2 September 2014 | Phil Machin
I am sure readers are well aware of how the world seems to have shunned the telephone in favour of email, text and social media.
I appreciate there is an abundance of information surrounding the benefits of verbal versus written communication. But as buyers, do we truly appreciate the power and influence we convey through the spoken word rather than by texting?
Earlier this month I emailed a French company offering an opportunity to tender for some business. I received no out-of-office, and after a week still had no response to my email. I followed up with another email, mindful most of France is on holiday. No response.

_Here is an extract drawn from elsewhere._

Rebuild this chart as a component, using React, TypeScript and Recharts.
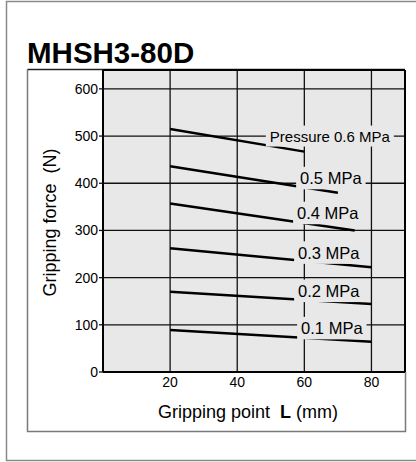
import React from 'react';
import { LineChart, Line, XAxis, YAxis, CartesianGrid, ReferenceDot, ReferenceLine } from 'recharts';

const title = 'MHSH3-80D';
const xTicks = [20, 40, 60, 80];
const yTicks = [0, 100, 200, 300, 400, 500, 600];

const pressureLabels = ['Pressure 0.6 MPa', '0.5 MPa', '0.4 MPa', '0.3 MPa', '0.2 MPa', '0.1 MPa'];
const pointStart = [20, 20, 20, 20, 20, 20];
const pointEnd = [60, 70, 75, 80, 80, 80];
const forceStart = [515, 436, 357, 262, 170, 89];
const forceEnd = [467, 380, 300, 222, 144, 64];
const labelPoint = [67.6, 67.9, 67.0, 67.3, 67.3, 68.2];
const labelForce = [500, 411, 337, 253, 172, 93];

const FONT = '"Liberation Sans", Arial, Helvetica, sans-serif';
const PLOT_BG = '#e8e8e8';

const seriesData = pressureLabels.map((_, i) => [
  { L: pointStart[i], F: forceStart[i] },
  { L: pointEnd[i], F: forceEnd[i] },
]);

const charW: Record<string, number> = {
  '0': 0.556, '1': 0.556, '2': 0.556, '3': 0.556, '4': 0.556, '5': 0.556, '6': 0.556,
  '7': 0.556, '8': 0.556, '9': 0.556, '.': 0.278, ' ': 0.278, M: 0.833, P: 0.667,
  a: 0.556, r: 0.333, e: 0.556, s: 0.5, u: 0.556,
};
const textWidth = (t: string, fs: number) =>
  t.split('').reduce((s, c) => s + (charW[c] ?? 0.556), 0) * fs;

const labelFs = (t: string) => (t.startsWith('Pressure') ? 15 : 16.5);

const makeRect = (text: string) => (props: any) => {
  const { cx, cy } = props;
  const fs = labelFs(text);
  const w = textWidth(text, fs) + 8;
  const h = fs + 6;
  return <rect x={cx - w / 2} y={cy - h / 2} width={w} height={h} fill={PLOT_BG} />;
};

const makeText = (text: string) => (props: any) => {
  const { cx, cy } = props;
  const fs = labelFs(text);
  return (
    <text x={cx} y={cy} textAnchor="middle" dominantBaseline="central" fontSize={fs} fontFamily={FONT} fill="#000">
      {text}
    </text>
  );
};

const YLabel = (props: any) => {
  const vb = props.viewBox || { x: 43, y: 70, width: 60, height: 302 };
  const x = vb.x + 7;
  const y = vb.y + vb.height / 2 + 1.5;
  return (
    <text
      x={x}
      y={y}
      transform={`rotate(-90 ${x} ${y})`}
      textAnchor="middle"
      dominantBaseline="central"
      fontSize={18}
      fontFamily={FONT}
      fill="#000"
      style={{ whiteSpace: 'pre' }}
    >
      {'Gripping force  (N)'}
    </text>
  );
};

const XLabel = (props: any) => {
  const vb = props.viewBox || { x: 103, y: 372, width: 302, height: 40 };
  const x = vb.x + vb.width / 2 - 6;
  const y = vb.y + 46;
  return (
    <text x={x} y={y} textAnchor="middle" fontSize={18} fontFamily={FONT} fill="#000" style={{ whiteSpace: 'pre' }}>
      <tspan>{'Gripping point  '}</tspan>
      <tspan fontWeight="bold">L</tspan>
      <tspan>{' (mm)'}</tspan>
    </text>
  );
};

export default function App() {
  return (
    <div style={{ position: 'fixed', left: 0, top: 0, width: 416, height: 462, background: '#fff', overflow: 'hidden' }}>
      <svg width={416} height={462} style={{ position: 'absolute', left: 0, top: 0 }}>
        <path d="M 420 1.5 L 6.5 1.5 L 6.5 460.5 L 420 460.5" fill="none" stroke="#8a8a8a" strokeWidth={1.5} />
        <path d="M 405.5 372 L 405.5 431.5 L 27.5 431.5 L 27.5 69.5" fill="none" stroke="#7a7a7a" strokeWidth={1.5} />
        <line x1={27.5} y1={69.5} x2={405} y2={69.5} stroke="#222" strokeWidth={1.5} />
        <text x={27} y={63} fontSize={29.5} fontWeight="bold" fontFamily={FONT} fill="#000">
          {title}
        </text>
      </svg>
      <div style={{ position: 'absolute', left: 0, top: 0 }}>
        <LineChart width={416} height={462} margin={{ top: 70, right: 11, bottom: 50, left: 43 }}>
          <CartesianGrid stroke="#111" strokeWidth={1.3} fill={PLOT_BG} fillOpacity={1} />
          <XAxis
            type="number"
            dataKey="L"
            domain={[0, 90]}
            ticks={xTicks}
            tickLine={false}
            tickSize={3}
            tickMargin={2}
            height={40}
            stroke="#000"
            axisLine={{ stroke: '#000', strokeWidth: 2 }}
            tick={{ fontSize: 14, fontFamily: FONT, fill: '#000' }}
            allowDataOverflow
            label={<XLabel />}
          />
          <YAxis
            type="number"
            dataKey="F"
            domain={[0, 640]}
            ticks={yTicks}
            width={60}
            tickSize={4}
            tickMargin={1}
            stroke="#000"
            tickLine={{ stroke: '#111', strokeWidth: 1.3 }}
            axisLine={{ stroke: '#000', strokeWidth: 2 }}
            tick={{ fontSize: 14, fontFamily: FONT, fill: '#000' }}
            allowDataOverflow
            label={<YLabel />}
          />
          <ReferenceLine y={640} stroke="#000" strokeWidth={2} ifOverflow="visible" />
          <ReferenceLine x={90} stroke="#000" strokeWidth={2} ifOverflow="visible" />
          {pressureLabels.map((t, i) => (
            <ReferenceDot
              key={'bg' + i}
              x={labelPoint[i]}
              y={labelForce[i]}
              r={0}
              ifOverflow="visible"
              shape={makeRect(t)}
            />
          ))}
          {pressureLabels.map((t, i) => (
            <Line
              key={'line' + i}
              data={seriesData[i]}
              dataKey="F"
              type="linear"
              stroke="#000"
              strokeWidth={2.5}
              dot={false}
              activeDot={false}
              isAnimationActive={false}
              name={t}
            />
          ))}
          {pressureLabels.map((t, i) => (
            <ReferenceDot
              key={'tx' + i}
              x={labelPoint[i]}
              y={labelForce[i]}
              r={0}
              ifOverflow="visible"
              shape={makeText(t)}
            />
          ))}
        </LineChart>
      </div>
    </div>
  );
}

Aware the company I was trying to contact ideally needed to participate in my tender, I resorted to picking up the telephone and brought my pigeon French back to life. I quickly reverted back to English and started to navigate my now captivated company through the opportunity. The barriers slowly started came down and a rapport grew. By the end of a two minute conversation the company was on board, ready and eager to participate and win the tender.
I can think of many other similar examples, both domestically and internationally, where verbal interaction has quickly lifted any challenge, barrier, or obstacle, helping to pave the way to a more successful engagement - and for the buyer, a more effective negotiation.
This is obvious I am sure, but the reality is many of us rely on email to deal with tricky problems that we put on the back burner. Tackling them head on by telephone, or even better face-to-face, is a sure way to quickly defuse any scenario.
With the popularity of FaceTime, Skype and video conferencing on the rise, we couldn’t be any more prepared to communicate effectively with our sponsors, stakeholders, and suppliers across the globe rather than emailing.
So remember, email should be to follow up - not for problem solving or negotiation. You are guaranteed to resolve any issue faster and more effectively without it.